UN TRAITEMENT antitumoral inédit, se fondant sur le transfert de lymphocytes T CD4+ autologues, vient d'être testé avec succès par une équipe du centre de recherche sur le cancer Fred Hutchinson (Seattle). Certes, un seul patient en a pour l'instant bénéficié. Mais, alors qu'il était en échec thérapeutique complet, cet homme atteint d'un mélanome récidivant métastasé est en rémission depuis deux ans.
Le principe de l'immunothérapie mise en oeuvre par Cassian Yee et son équipe consiste à délivrer au patient des cellules T CD4+ productrices de cytokines. Ces cellules vont stimuler les cellules T cytotoxiques antitumorales présentes dans l'organisme. L'idée est aussi d'utiliser les propres lymphocytes des patients, isolés, sélectionnés et multipliés in vitro. Ce concept séduisant n'avait jamais pu être testé jusqu'ici pour des raisons techniques relatives à la culture des cellules T CD4+.
Métastasé au poumon et à l'aile iliaque gauche.
Le patient traité était âgé de 52 ans. Il présentait un mélanome récidivant métastasé au poumon et à l'aile iliaque gauche, avec des ganglions inguinaux. L'administration d'interféron alpha, quatre cycles d'interleukine 2 et l'excision locale de la tumeur n'avaient donné aucun résultat satisfaisant.

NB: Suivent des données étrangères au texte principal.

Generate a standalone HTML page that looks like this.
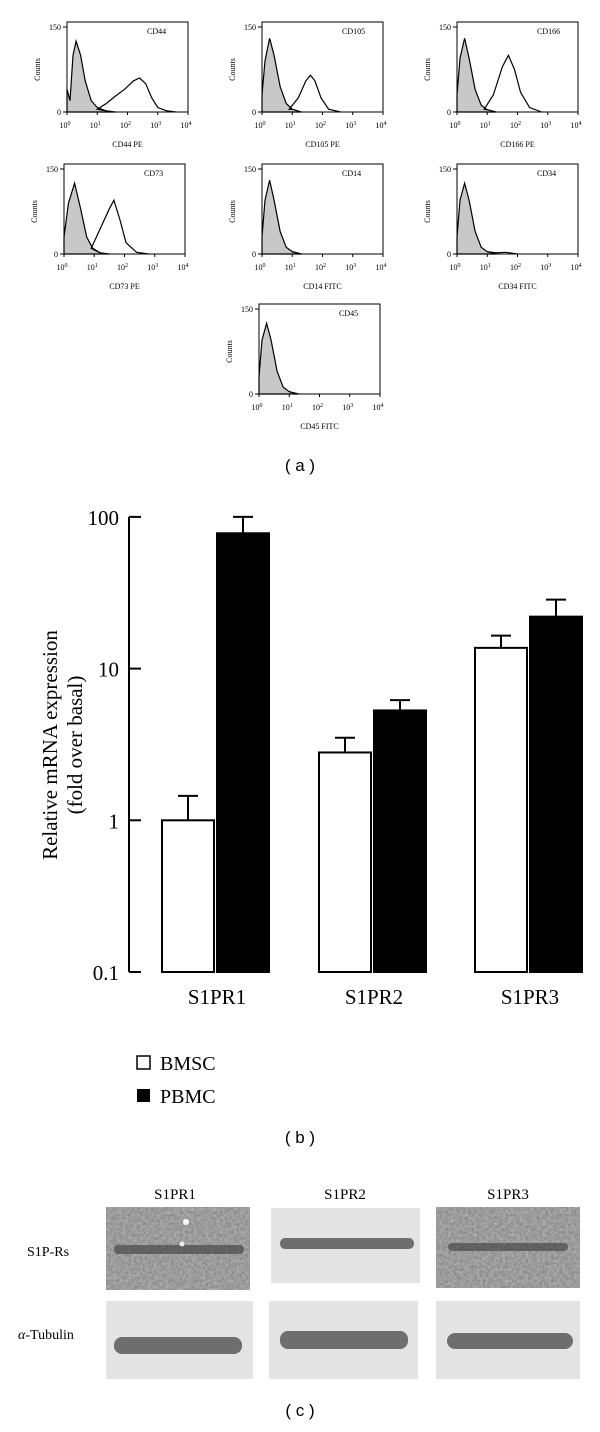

L'équipe médicale a collecté des cellules mononucléées du sang périphérique du patient et mis en culture des lymphocytes T ainsi obtenus. La culture a été réalisée en présence de cellules présentatrices d'antigène, chargé avec le peptide NY-ESO-1, un antigène tumoral exprimé par 50 à 75 % des cellules tumorales du patient. Cette astuce a permis d'obtenir un grand nombre de lymphocytes T CD4+ spécifiquement dirigées contre les cellules tumorales. La capacité de ces cellules à produire de l'interleukine 2 et des interférons alpha en réponse à l'antigène a été vérifiée in vitro. Environ plusieurs centaines de millions de ces cellules ont été réinjectées au patient.
Dans les jours suivant la perfusion, ce dernier a présenté une lymphopénie transitoire, une fièvre peu intense (> 38,5 °C) et des douleurs musculaires. Aucun effet secondaire sévère n'a été observé.
Tumeur et métastases avaient totalement disparu.
Deux mois après le perfusion, un PET-scan et une tomodensitométrie ont permis de découvrir que la tumeur et ses métastases avaient totalement disparu. Deux ans plus tard, la maladie n'était pas réapparue.
Des analyses complémentaires ont permis de préciser les mécanismes associés à cette réussite thérapeutique. Alors que les lymphocytes T cytotoxiques CD8+ ne survivent qu'une vingtaine de jours lorsqu'on les transfère chez un malade sans administrer conjointement une dose importante de cytokines, les cellules T CD4+ restent détectables pendant au moins trois mois. Leur nombre augmente rapidement dans les jours suivant la transfusion pour atteindre jusqu'à 3 % de la totalité des cellules mononucléées.
Ces analyses ont en outre révélé un phénomène inattendu. Alors que certaines des cellules tumorales du patient n'exprimaient pas NY-ESO-1, le transfert de cellules T CD4+ ciblant cet antigène a conduit à l'élimination de l'ensemble des cellules cancéreuses. L'examen des cellules T du malade a révélé l'émergence de lymphocytes spécifiques d'autres antigènes associés aux mélanomes, en particulier des cellules répondant aux antigènes MART-1 et MAGE-3. Les cellules T CD4+ transférées seraient donc capables de stimuler la réponse antitumorale endogène dans sa globalité. Les mécanismes exacts conduisant à ce phénomène restent à élucider.
N. Hunder et coll., « N Engl J Med » du 19 juin 2008, pp. 2698-2703.